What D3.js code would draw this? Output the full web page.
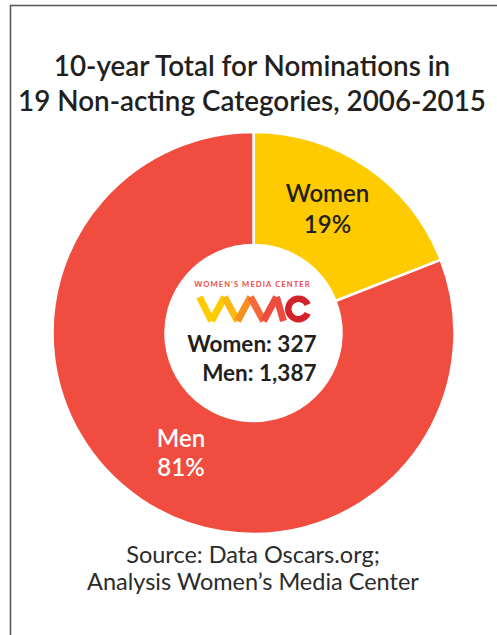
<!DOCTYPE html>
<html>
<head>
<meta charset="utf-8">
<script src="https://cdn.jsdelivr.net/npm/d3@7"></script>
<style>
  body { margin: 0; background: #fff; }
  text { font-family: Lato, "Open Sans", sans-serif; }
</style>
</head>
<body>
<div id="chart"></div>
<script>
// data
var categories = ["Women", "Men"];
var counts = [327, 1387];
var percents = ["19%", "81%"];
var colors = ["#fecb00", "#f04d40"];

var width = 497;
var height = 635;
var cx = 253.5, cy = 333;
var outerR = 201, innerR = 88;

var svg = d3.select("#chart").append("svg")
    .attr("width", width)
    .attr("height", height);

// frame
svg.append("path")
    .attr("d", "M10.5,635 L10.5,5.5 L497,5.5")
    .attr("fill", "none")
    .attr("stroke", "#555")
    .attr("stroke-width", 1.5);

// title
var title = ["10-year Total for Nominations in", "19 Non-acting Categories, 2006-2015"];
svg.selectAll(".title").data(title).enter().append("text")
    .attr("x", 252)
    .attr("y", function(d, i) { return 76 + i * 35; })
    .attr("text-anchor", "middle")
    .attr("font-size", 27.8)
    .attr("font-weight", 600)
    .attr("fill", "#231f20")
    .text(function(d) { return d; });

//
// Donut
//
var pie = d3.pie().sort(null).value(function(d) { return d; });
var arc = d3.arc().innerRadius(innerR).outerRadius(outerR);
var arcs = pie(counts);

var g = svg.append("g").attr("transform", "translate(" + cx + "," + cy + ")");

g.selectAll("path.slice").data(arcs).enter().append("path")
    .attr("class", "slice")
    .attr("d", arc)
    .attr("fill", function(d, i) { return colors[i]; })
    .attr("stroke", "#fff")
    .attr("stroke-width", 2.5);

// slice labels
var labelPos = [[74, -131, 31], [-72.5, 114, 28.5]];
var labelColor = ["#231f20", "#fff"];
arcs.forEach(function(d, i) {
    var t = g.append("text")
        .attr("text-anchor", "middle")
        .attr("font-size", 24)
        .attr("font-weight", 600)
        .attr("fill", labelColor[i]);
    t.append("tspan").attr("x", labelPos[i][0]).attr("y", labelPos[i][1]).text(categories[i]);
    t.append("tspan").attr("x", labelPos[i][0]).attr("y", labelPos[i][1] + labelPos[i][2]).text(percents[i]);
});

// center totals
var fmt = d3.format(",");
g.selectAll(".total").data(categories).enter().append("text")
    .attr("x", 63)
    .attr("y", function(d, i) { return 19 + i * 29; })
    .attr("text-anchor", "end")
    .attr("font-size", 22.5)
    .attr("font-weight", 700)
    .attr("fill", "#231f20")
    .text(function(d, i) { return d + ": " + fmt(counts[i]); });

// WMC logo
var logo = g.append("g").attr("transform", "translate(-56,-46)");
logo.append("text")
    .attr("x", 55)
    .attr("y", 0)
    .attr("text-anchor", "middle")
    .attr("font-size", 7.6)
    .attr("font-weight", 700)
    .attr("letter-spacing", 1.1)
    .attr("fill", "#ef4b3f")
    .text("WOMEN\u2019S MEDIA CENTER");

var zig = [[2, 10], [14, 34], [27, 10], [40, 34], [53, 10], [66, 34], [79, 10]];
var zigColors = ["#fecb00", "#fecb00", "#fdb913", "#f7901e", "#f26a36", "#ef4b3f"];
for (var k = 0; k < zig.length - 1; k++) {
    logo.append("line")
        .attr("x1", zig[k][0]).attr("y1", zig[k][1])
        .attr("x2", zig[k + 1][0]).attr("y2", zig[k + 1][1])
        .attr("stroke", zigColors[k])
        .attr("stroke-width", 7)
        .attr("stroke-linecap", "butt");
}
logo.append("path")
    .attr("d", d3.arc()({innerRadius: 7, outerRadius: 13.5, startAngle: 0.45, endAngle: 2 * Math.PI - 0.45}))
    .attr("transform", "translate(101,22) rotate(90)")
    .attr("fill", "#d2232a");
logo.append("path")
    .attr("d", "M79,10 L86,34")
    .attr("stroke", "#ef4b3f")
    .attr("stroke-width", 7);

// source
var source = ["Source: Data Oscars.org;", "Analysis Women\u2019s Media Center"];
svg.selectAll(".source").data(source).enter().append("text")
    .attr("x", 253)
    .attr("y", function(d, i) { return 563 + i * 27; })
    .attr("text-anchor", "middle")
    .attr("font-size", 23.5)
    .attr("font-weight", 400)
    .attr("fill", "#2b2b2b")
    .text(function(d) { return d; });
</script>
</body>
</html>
==
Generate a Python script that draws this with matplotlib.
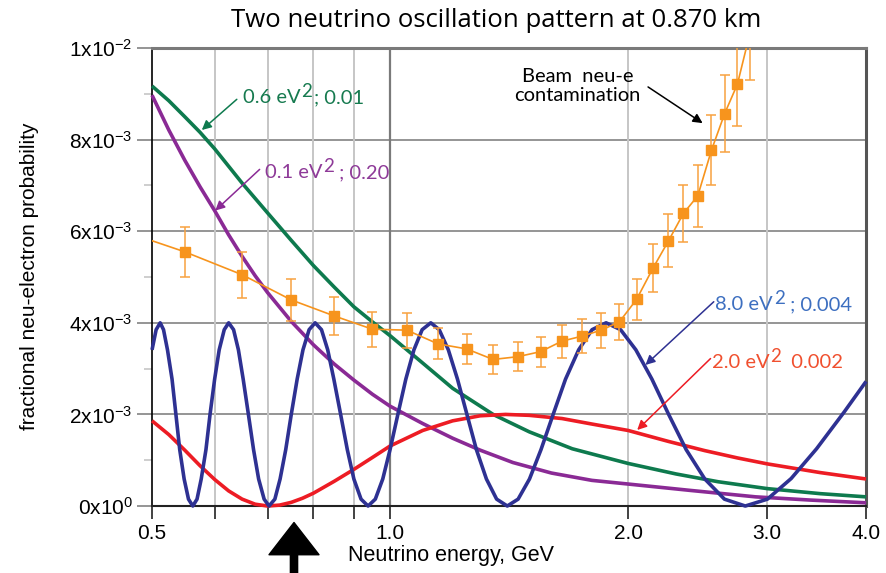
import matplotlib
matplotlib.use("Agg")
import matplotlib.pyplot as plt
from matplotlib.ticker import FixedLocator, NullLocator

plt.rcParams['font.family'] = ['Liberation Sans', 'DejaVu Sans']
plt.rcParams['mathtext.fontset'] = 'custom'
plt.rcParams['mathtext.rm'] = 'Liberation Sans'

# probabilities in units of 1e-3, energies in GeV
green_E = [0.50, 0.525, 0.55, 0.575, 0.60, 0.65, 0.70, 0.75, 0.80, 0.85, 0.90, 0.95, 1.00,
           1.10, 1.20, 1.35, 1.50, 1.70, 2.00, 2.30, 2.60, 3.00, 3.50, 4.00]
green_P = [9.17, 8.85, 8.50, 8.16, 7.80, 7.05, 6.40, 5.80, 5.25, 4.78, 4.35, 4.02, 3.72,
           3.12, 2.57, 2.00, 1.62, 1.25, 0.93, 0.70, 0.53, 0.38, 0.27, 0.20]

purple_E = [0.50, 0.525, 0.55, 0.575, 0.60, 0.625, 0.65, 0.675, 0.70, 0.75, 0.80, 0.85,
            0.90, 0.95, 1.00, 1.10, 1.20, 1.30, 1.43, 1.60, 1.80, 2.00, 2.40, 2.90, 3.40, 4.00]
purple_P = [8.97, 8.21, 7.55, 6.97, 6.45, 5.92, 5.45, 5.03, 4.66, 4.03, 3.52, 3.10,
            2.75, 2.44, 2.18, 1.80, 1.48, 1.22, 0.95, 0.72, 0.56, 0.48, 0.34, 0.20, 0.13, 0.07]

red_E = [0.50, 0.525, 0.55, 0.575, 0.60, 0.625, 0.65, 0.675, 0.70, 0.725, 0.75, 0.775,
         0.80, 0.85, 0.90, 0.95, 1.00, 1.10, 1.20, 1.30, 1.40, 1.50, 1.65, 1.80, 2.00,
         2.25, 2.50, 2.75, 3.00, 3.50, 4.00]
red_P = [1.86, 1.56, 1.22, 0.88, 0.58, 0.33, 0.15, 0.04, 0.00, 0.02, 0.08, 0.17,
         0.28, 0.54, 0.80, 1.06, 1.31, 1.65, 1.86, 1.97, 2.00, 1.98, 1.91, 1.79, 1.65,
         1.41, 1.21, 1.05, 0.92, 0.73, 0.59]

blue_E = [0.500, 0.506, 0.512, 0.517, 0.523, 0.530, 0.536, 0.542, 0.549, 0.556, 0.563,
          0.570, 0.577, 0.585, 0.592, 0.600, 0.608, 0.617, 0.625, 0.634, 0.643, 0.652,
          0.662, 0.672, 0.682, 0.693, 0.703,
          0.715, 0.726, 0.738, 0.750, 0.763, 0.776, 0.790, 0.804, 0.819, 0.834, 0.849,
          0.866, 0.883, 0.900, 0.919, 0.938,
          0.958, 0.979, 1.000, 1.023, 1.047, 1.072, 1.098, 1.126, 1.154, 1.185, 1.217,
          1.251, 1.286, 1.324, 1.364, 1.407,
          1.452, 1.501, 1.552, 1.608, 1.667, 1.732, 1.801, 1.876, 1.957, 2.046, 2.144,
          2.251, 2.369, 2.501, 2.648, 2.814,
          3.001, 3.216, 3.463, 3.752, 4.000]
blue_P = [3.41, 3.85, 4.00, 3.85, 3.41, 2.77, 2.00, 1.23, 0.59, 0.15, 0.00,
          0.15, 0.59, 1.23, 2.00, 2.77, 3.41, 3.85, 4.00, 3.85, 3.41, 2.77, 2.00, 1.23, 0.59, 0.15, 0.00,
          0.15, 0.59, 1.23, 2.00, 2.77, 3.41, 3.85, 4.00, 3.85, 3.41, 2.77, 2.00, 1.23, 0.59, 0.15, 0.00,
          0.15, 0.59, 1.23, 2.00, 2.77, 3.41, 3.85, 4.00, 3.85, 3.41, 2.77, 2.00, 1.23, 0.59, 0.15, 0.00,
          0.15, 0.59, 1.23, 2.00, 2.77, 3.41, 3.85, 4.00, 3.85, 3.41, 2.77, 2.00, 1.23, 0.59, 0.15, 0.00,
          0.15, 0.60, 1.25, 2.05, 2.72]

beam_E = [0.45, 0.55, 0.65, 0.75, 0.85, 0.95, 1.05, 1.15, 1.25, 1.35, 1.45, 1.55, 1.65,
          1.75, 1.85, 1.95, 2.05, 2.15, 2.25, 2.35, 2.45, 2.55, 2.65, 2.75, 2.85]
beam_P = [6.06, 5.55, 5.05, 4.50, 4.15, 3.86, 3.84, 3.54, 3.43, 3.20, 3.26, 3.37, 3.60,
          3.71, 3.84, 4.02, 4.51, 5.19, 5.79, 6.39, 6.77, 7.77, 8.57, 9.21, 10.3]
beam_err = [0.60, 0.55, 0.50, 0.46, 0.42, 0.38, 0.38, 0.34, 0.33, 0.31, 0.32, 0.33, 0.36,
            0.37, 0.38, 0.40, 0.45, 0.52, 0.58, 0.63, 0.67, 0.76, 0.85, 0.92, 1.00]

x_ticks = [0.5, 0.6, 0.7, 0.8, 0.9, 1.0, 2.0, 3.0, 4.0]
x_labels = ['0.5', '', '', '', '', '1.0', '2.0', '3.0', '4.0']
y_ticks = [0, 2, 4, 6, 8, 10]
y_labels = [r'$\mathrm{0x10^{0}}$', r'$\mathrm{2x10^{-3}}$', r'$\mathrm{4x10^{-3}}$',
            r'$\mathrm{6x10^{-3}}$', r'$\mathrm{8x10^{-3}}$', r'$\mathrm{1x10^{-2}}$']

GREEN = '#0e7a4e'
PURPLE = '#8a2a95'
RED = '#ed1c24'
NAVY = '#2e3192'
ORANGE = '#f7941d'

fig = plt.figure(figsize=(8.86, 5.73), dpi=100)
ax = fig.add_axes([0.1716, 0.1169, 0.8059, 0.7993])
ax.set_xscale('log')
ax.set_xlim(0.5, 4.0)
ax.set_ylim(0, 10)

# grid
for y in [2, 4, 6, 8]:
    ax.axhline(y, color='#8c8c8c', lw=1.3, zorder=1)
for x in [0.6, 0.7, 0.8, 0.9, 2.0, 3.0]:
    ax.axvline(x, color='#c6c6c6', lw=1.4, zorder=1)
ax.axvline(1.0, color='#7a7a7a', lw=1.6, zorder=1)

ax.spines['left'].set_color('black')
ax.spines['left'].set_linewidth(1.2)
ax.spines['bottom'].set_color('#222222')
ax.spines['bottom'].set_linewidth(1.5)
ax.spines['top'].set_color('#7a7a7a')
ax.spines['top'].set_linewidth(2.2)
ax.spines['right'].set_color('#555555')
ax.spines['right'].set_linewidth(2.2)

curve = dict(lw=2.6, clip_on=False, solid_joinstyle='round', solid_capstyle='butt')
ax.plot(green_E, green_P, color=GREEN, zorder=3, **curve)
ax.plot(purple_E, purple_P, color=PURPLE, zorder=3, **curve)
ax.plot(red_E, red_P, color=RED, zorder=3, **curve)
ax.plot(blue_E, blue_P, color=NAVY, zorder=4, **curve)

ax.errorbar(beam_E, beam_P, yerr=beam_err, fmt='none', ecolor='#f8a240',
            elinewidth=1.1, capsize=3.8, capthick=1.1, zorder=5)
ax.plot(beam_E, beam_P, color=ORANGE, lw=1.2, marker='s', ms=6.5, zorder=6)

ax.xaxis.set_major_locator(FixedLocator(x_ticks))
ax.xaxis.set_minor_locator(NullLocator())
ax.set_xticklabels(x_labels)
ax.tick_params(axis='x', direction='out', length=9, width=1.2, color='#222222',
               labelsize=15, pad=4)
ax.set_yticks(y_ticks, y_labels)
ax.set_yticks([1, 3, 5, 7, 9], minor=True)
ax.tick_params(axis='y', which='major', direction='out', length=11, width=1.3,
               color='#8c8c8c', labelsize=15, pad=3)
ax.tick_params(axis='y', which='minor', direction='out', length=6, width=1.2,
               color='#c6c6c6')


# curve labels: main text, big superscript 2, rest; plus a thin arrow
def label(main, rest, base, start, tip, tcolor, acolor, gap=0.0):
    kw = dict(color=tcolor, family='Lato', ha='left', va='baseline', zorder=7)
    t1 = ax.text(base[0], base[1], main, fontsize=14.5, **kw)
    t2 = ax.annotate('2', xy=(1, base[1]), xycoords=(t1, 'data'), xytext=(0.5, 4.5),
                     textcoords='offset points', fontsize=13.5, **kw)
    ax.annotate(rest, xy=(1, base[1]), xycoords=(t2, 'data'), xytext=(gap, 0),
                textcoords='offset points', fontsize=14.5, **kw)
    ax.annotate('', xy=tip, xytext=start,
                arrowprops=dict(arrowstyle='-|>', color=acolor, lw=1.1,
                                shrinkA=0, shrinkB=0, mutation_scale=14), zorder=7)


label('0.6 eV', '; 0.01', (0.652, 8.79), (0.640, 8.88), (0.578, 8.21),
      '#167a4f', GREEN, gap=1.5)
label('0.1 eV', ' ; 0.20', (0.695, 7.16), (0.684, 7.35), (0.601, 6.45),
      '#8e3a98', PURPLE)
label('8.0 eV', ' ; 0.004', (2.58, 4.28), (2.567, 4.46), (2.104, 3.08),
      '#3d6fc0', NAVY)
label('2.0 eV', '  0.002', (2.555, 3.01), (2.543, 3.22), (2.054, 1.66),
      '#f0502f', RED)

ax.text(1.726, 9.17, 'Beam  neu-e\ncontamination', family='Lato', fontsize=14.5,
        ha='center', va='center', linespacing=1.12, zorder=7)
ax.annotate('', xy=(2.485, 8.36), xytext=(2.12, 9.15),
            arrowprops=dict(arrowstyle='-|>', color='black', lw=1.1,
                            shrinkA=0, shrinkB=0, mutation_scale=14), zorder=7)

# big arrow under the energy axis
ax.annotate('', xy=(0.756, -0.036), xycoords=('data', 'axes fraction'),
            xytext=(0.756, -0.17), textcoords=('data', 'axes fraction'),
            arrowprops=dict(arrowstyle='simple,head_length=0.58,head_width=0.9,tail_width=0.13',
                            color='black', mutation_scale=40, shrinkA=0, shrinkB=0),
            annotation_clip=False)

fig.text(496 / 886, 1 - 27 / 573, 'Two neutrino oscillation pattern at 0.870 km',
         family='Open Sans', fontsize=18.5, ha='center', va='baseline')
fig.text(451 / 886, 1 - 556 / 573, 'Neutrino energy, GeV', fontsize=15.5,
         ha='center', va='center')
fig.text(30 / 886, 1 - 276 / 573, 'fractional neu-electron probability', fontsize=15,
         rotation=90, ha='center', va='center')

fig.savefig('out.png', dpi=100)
==
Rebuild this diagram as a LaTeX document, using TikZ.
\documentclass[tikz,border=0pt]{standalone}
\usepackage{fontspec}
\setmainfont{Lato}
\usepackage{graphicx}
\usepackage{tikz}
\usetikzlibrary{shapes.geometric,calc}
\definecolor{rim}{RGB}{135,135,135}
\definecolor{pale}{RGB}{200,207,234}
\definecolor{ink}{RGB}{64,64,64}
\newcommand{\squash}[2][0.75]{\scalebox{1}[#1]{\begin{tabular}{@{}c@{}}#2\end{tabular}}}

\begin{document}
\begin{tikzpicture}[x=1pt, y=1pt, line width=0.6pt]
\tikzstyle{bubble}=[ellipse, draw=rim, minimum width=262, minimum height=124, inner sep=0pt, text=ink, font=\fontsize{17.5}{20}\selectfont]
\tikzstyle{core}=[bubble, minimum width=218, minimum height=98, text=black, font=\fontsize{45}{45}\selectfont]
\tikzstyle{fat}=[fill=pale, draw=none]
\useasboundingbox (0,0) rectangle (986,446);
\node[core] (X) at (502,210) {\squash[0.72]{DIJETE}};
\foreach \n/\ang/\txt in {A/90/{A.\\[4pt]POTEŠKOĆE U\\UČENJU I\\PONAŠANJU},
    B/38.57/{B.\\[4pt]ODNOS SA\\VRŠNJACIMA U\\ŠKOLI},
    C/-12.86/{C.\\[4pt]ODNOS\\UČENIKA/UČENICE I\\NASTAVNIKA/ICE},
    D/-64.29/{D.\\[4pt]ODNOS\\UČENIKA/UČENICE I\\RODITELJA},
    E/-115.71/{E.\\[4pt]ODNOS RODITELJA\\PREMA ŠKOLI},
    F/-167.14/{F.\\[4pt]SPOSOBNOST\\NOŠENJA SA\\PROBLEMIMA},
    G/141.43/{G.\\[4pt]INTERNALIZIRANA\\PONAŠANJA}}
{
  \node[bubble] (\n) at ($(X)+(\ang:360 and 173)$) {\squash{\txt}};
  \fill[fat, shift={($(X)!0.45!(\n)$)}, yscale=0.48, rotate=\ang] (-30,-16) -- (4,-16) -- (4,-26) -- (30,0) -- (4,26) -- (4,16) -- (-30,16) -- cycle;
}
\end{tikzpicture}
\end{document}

_What this task involves:_ Filter the entries above down to the lines containing the word "matplotlib".

_Written answer:_
Generate a Python script that draws this with matplotlib.
import matplotlib
matplotlib.use("Agg")
import matplotlib.pyplot as plt
from matplotlib.ticker import FixedLocator, NullLocator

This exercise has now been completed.